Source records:

┌──

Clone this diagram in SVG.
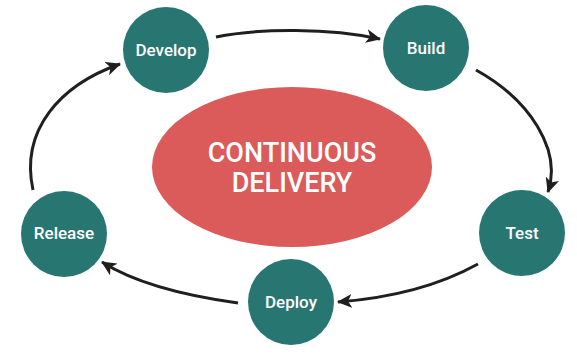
<svg xmlns="http://www.w3.org/2000/svg" width="577" height="354" viewBox="0 0 577 354">
<style>
.node{fill:#277672}
.lbl{font-family:Roboto,"Liberation Sans",sans-serif;font-weight:500;font-size:17px;fill:#fff;text-anchor:middle}
.title{font-family:Roboto,"Liberation Sans",sans-serif;font-weight:500;font-size:27px;fill:#fff;text-anchor:middle}
.conn{fill:none;stroke:#1f1f1f;stroke-width:3;marker-end:url(#ah)}
</style>
<defs>
<marker id="ah" markerUnits="userSpaceOnUse" markerWidth="16" markerHeight="14" refX="14" refY="7" orient="auto">
<path d="M0,0 L15,7 L0,14 L4,7 z" fill="#1f1f1f"/>
</marker>
</defs>
<rect width="577" height="354" fill="#fff"/>
<g id="center">
<ellipse cx="292" cy="167" rx="140" ry="80" fill="#DB5A5A"/>
<text class="title" x="292" y="162">CONTINUOUS</text>
<text class="title" x="292" y="192">DELIVERY</text>
</g>
<g id="connectors">
<path class="conn" d="M216,37 C260,28 330,28 380,39"/>
<path class="conn" d="M476,70 C530,100 562,150 548,192"/>
<path class="conn" d="M478,264 C440,285 390,298 338,302"/>
<path class="conn" d="M238,303 C180,295 135,283 102,262"/>
<path class="conn" d="M33,190 C20,130 60,85 120,64"/>
</g>
<g id="develop"><circle class="node" cx="166" cy="50" r="43"/><text class="lbl" x="166" y="56">Develop</text></g>
<g id="build"><circle class="node" cx="426" cy="48" r="43"/><text class="lbl" x="426" y="54">Build</text></g>
<g id="test"><circle class="node" cx="522" cy="233" r="43"/><text class="lbl" x="522" y="239">Test</text></g>
<g id="deploy"><circle class="node" cx="291" cy="302" r="43"/><text class="lbl" x="291" y="308">Deploy</text></g>
<g id="release"><circle class="node" cx="64" cy="234" r="43"/><text class="lbl" x="64" y="239">Release</text></g>
</svg>
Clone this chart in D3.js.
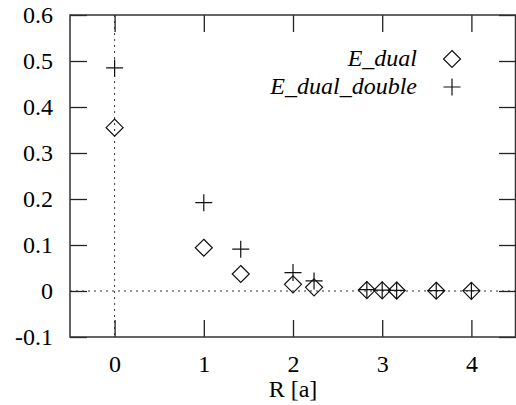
<!DOCTYPE html>
<html><head><meta charset="utf-8">
<script src="https://cdn.jsdelivr.net/npm/d3@7"></script>
<style>
@font-face{font-family:"PlotSerif";src:local("Liberation Serif"),local("LiberationSerif"),local("Liberation Serif Regular");font-style:normal;}
@font-face{font-family:"PlotSerif";src:local("Liberation Serif Italic"),local("LiberationSerif-Italic");font-style:italic;}
</style>
</head><body style="margin:0">
<svg id="c" width="516" height="405" font-family="Liberation Serif, serif"></svg>
<script>
const rValues = [0, 1, 1.414, 2, 2.236, 2.828, 3, 3.162, 3.606, 4];
const eDual = [0.355, 0.094, 0.037, 0.0145, 0.008, 0.002, 0.0015, 0.001, 0.0005, 0.0003];
const eDualDouble = [0.485, 0.192, 0.091, 0.040, 0.022, 0.003, 0.002, 0.0015, 0.001, 0.0005];
const xTicks = [0, 1, 2, 3, 4];
const yTicks = [-0.1, 0, 0.1, 0.2, 0.3, 0.4, 0.5, 0.6];
const yTickLabels = ["-0.1", "0", "0.1", "0.2", "0.3", "0.4", "0.5", "0.6"];
const seriesNames = ["E_dual", "E_dual_double"];

const svg = d3.select("#c");
const L = 70, R = 516, T = 15, B = 337;
const x = d3.scaleLinear().domain([-0.5, 4.5]).range([L, R]);
const y = d3.scaleLinear().domain([-0.1, 0.6]).range([B, T]);
const ink = "#000";
const FF = '"Liberation Serif", "PlotSerif", "Tinos", "FreeSerif", "DejaVu Serif", serif';
const fs = "24px";

// zero lines (dotted)
svg.append("line").attr("x1", L).attr("x2", R).attr("y1", y(0)).attr("y2", y(0))
  .attr("stroke", "#333").attr("stroke-width", 1).attr("stroke-dasharray", "2,4");
svg.append("line").attr("x1", x(0)).attr("x2", x(0)).attr("y1", T).attr("y2", B)
  .attr("stroke", "#333").attr("stroke-width", 1).attr("stroke-dasharray", "2,4");

// axes
const tl = 17;
const gB = svg.append("g").attr("transform", `translate(0,${B})`)
  .call(d3.axisBottom(x).tickValues(xTicks).tickFormat(d3.format("d")).tickSizeInner(-tl).tickSizeOuter(0).tickPadding(18));
const gT = svg.append("g").attr("transform", `translate(0,${T})`)
  .call(d3.axisTop(x).tickValues(xTicks).tickFormat("").tickSizeInner(-tl).tickSizeOuter(0));
const gL = svg.append("g").attr("transform", `translate(${L},0)`)
  .call(d3.axisLeft(y).tickValues(yTicks).tickFormat((d, i) => yTickLabels[i]).tickSizeInner(-tl).tickSizeOuter(0).tickPadding(17));
const gR = svg.append("g").attr("transform", `translate(${R},0)`)
  .call(d3.axisRight(y).tickValues(yTicks).tickFormat("").tickSizeInner(-tl).tickSizeOuter(0));
[gB, gT, gL, gR].forEach(g => {
  g.attr("font-family", "Liberation Serif, serif").attr("font-size", 24);
  g.select(".domain").remove();
  g.selectAll("line").attr("stroke", "#222").attr("stroke-width", 1.3);
  g.selectAll("text").attr("font-family", "Liberation Serif, serif").style("font-family", FF).style("font-size", fs).attr("fill", ink);
});

// frame
svg.append("rect").attr("x", L).attr("y", T).attr("width", R - L - 0.5).attr("height", B - T)
  .attr("fill", "none").attr("stroke", "#333").attr("stroke-width", 1.5);

svg.append("text").attr("x", x(2)).attr("y", 397).attr("text-anchor", "middle")
  .style("font-family", FF).style("font-size", fs).attr("fill", ink).text("R [a]");

// markers
const ds = 8.5, ps = 8.5;
const diamond = (cx, cy) => `M${cx},${cy - ds}L${cx + ds},${cy}L${cx},${cy + ds}L${cx - ds},${cy}Z`;
const plus = (cx, cy) => `M${cx - ps},${cy}H${cx + ps}M${cx},${cy - ps}V${cy + ps}`;

svg.append("g").selectAll("path").data(rValues.map((r, i) => [r, eDual[i]])).join("path")
  .attr("d", d => diamond(x(d[0]), y(d[1]))).attr("fill", "none").attr("stroke", "#111").attr("stroke-width", 1.2);
svg.append("g").selectAll("path").data(rValues.map((r, i) => [r, eDualDouble[i]])).join("path")
  .attr("d", d => plus(x(d[0]), y(d[1]))).attr("fill", "none").attr("stroke", "#111").attr("stroke-width", 1.2);

// legend
const legY = [59, 87];
seriesNames.forEach((n, i) => {
  svg.append("text").attr("x", 417).attr("y", legY[i] + 7).attr("text-anchor", "end")
    .style("font-family", FF).style("font-style", "italic").style("font-size", fs).attr("fill", ink).text(n);
});
svg.append("path").attr("d", diamond(452, legY[0])).attr("fill", "none").attr("stroke", "#111").attr("stroke-width", 1.2);
svg.append("path").attr("d", plus(452, legY[1])).attr("fill", "none").attr("stroke", "#111").attr("stroke-width", 1.2);
</script>
</body></html>
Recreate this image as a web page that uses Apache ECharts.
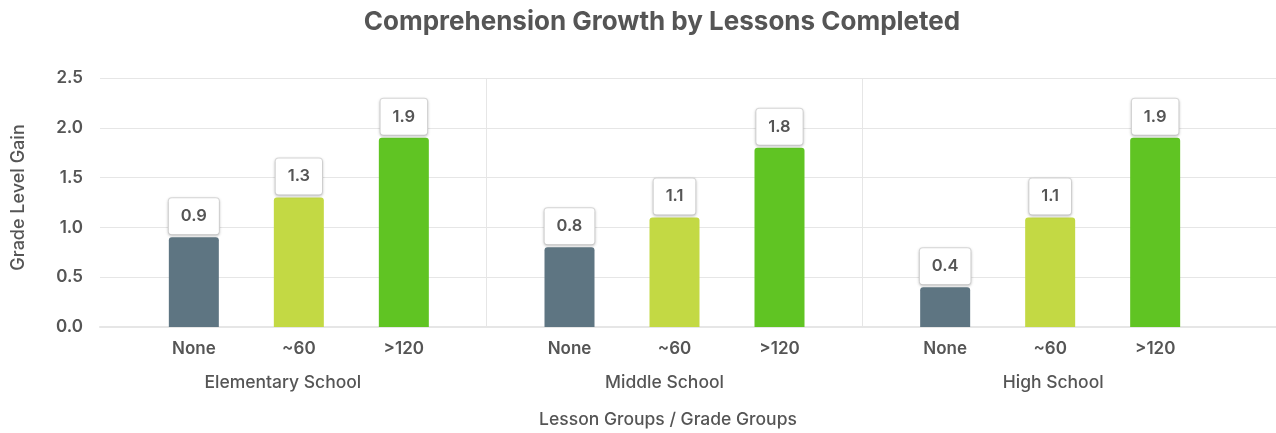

└──

▶ _WHAT YOU NEED TO DO_
Reproduce each entry precisely, dropping only the pictures.

▶ _FINISHED ANSWER_
Clone this diagram in SVG.
<svg xmlns="http://www.w3.org/2000/svg" width="577" height="354" viewBox="0 0 577 354">
<style>
.node{fill:#277672}
.lbl{font-family:Roboto,"Liberation Sans",sans-serif;font-weight:500;font-size:17px;fill:#fff;text-anchor:middle}
.title{font-family:Roboto,"Liberation Sans",sans-serif;font-weight:500;font-size:27px;fill:#fff;text-anchor:middle}
.conn{fill:none;stroke:#1f1f1f;stroke-width:3;marker-end:url(#ah)}
</style>
<defs>
<marker id="ah" markerUnits="userSpaceOnUse" markerWidth="16" markerHeight="14" refX="14" refY="7" orient="auto">
<path d="M0,0 L15,7 L0,14 L4,7 z" fill="#1f1f1f"/>
</marker>
</defs>
<rect width="577" height="354" fill="#fff"/>
<g id="center">
<ellipse cx="292" cy="167" rx="140" ry="80" fill="#DB5A5A"/>
<text class="title" x="292" y="162">CONTINUOUS</text>
<text class="title" x="292" y="192">DELIVERY</text>
</g>
<g id="connectors">
<path class="conn" d="M216,37 C260,28 330,28 380,39"/>
<path class="conn" d="M476,70 C530,100 562,150 548,192"/>
<path class="conn" d="M478,264 C440,285 390,298 338,302"/>
<path class="conn" d="M238,303 C180,295 135,283 102,262"/>
<path class="conn" d="M33,190 C20,130 60,85 120,64"/>
</g>
<g id="develop"><circle class="node" cx="166" cy="50" r="43"/><text class="lbl" x="166" y="56">Develop</text></g>
<g id="build"><circle class="node" cx="426" cy="48" r="43"/><text class="lbl" x="426" y="54">Build</text></g>
<g id="test"><circle class="node" cx="522" cy="233" r="43"/><text class="lbl" x="522" y="239">Test</text></g>
<g id="deploy"><circle class="node" cx="291" cy="302" r="43"/><text class="lbl" x="291" y="308">Deploy</text></g>
<g id="release"><circle class="node" cx="64" cy="234" r="43"/><text class="lbl" x="64" y="239">Release</text></g>
</svg>
Clone this chart in D3.js.
<!DOCTYPE html>
<html><head><meta charset="utf-8">
<script src="https://cdn.jsdelivr.net/npm/d3@7"></script>
<style>
@font-face{font-family:"PlotSerif";src:local("Liberation Serif"),local("LiberationSerif"),local("Liberation Serif Regular");font-style:normal;}
@font-face{font-family:"PlotSerif";src:local("Liberation Serif Italic"),local("LiberationSerif-Italic");font-style:italic;}
</style>
</head><body style="margin:0">
<svg id="c" width="516" height="405" font-family="Liberation Serif, serif"></svg>
<script>
const rValues = [0, 1, 1.414, 2, 2.236, 2.828, 3, 3.162, 3.606, 4];
const eDual = [0.355, 0.094, 0.037, 0.0145, 0.008, 0.002, 0.0015, 0.001, 0.0005, 0.0003];
const eDualDouble = [0.485, 0.192, 0.091, 0.040, 0.022, 0.003, 0.002, 0.0015, 0.001, 0.0005];
const xTicks = [0, 1, 2, 3, 4];
const yTicks = [-0.1, 0, 0.1, 0.2, 0.3, 0.4, 0.5, 0.6];
const yTickLabels = ["-0.1", "0", "0.1", "0.2", "0.3", "0.4", "0.5", "0.6"];
const seriesNames = ["E_dual", "E_dual_double"];

const svg = d3.select("#c");
const L = 70, R = 516, T = 15, B = 337;
const x = d3.scaleLinear().domain([-0.5, 4.5]).range([L, R]);
const y = d3.scaleLinear().domain([-0.1, 0.6]).range([B, T]);
const ink = "#000";
const FF = '"Liberation Serif", "PlotSerif", "Tinos", "FreeSerif", "DejaVu Serif", serif';
const fs = "24px";

// zero lines (dotted)
svg.append("line").attr("x1", L).attr("x2", R).attr("y1", y(0)).attr("y2", y(0))
  .attr("stroke", "#333").attr("stroke-width", 1).attr("stroke-dasharray", "2,4");
svg.append("line").attr("x1", x(0)).attr("x2", x(0)).attr("y1", T).attr("y2", B)
  .attr("stroke", "#333").attr("stroke-width", 1).attr("stroke-dasharray", "2,4");

// axes
const tl = 17;
const gB = svg.append("g").attr("transform", `translate(0,${B})`)
  .call(d3.axisBottom(x).tickValues(xTicks).tickFormat(d3.format("d")).tickSizeInner(-tl).tickSizeOuter(0).tickPadding(18));
const gT = svg.append("g").attr("transform", `translate(0,${T})`)
  .call(d3.axisTop(x).tickValues(xTicks).tickFormat("").tickSizeInner(-tl).tickSizeOuter(0));
const gL = svg.append("g").attr("transform", `translate(${L},0)`)
  .call(d3.axisLeft(y).tickValues(yTicks).tickFormat((d, i) => yTickLabels[i]).tickSizeInner(-tl).tickSizeOuter(0).tickPadding(17));
const gR = svg.append("g").attr("transform", `translate(${R},0)`)
  .call(d3.axisRight(y).tickValues(yTicks).tickFormat("").tickSizeInner(-tl).tickSizeOuter(0));
[gB, gT, gL, gR].forEach(g => {
  g.attr("font-family", "Liberation Serif, serif").attr("font-size", 24);
  g.select(".domain").remove();
  g.selectAll("line").attr("stroke", "#222").attr("stroke-width", 1.3);
  g.selectAll("text").attr("font-family", "Liberation Serif, serif").style("font-family", FF).style("font-size", fs).attr("fill", ink);
});

// frame
svg.append("rect").attr("x", L).attr("y", T).attr("width", R - L - 0.5).attr("height", B - T)
  .attr("fill", "none").attr("stroke", "#333").attr("stroke-width", 1.5);

svg.append("text").attr("x", x(2)).attr("y", 397).attr("text-anchor", "middle")
  .style("font-family", FF).style("font-size", fs).attr("fill", ink).text("R [a]");

// markers
const ds = 8.5, ps = 8.5;
const diamond = (cx, cy) => `M${cx},${cy - ds}L${cx + ds},${cy}L${cx},${cy + ds}L${cx - ds},${cy}Z`;
const plus = (cx, cy) => `M${cx - ps},${cy}H${cx + ps}M${cx},${cy - ps}V${cy + ps}`;

svg.append("g").selectAll("path").data(rValues.map((r, i) => [r, eDual[i]])).join("path")
  .attr("d", d => diamond(x(d[0]), y(d[1]))).attr("fill", "none").attr("stroke", "#111").attr("stroke-width", 1.2);
svg.append("g").selectAll("path").data(rValues.map((r, i) => [r, eDualDouble[i]])).join("path")
  .attr("d", d => plus(x(d[0]), y(d[1]))).attr("fill", "none").attr("stroke", "#111").attr("stroke-width", 1.2);

// legend
const legY = [59, 87];
seriesNames.forEach((n, i) => {
  svg.append("text").attr("x", 417).attr("y", legY[i] + 7).attr("text-anchor", "end")
    .style("font-family", FF).style("font-style", "italic").style("font-size", fs).attr("fill", ink).text(n);
});
svg.append("path").attr("d", diamond(452, legY[0])).attr("fill", "none").attr("stroke", "#111").attr("stroke-width", 1.2);
svg.append("path").attr("d", plus(452, legY[1])).attr("fill", "none").attr("stroke", "#111").attr("stroke-width", 1.2);
</script>
</body></html>
Recreate this image as a web page that uses Apache ECharts.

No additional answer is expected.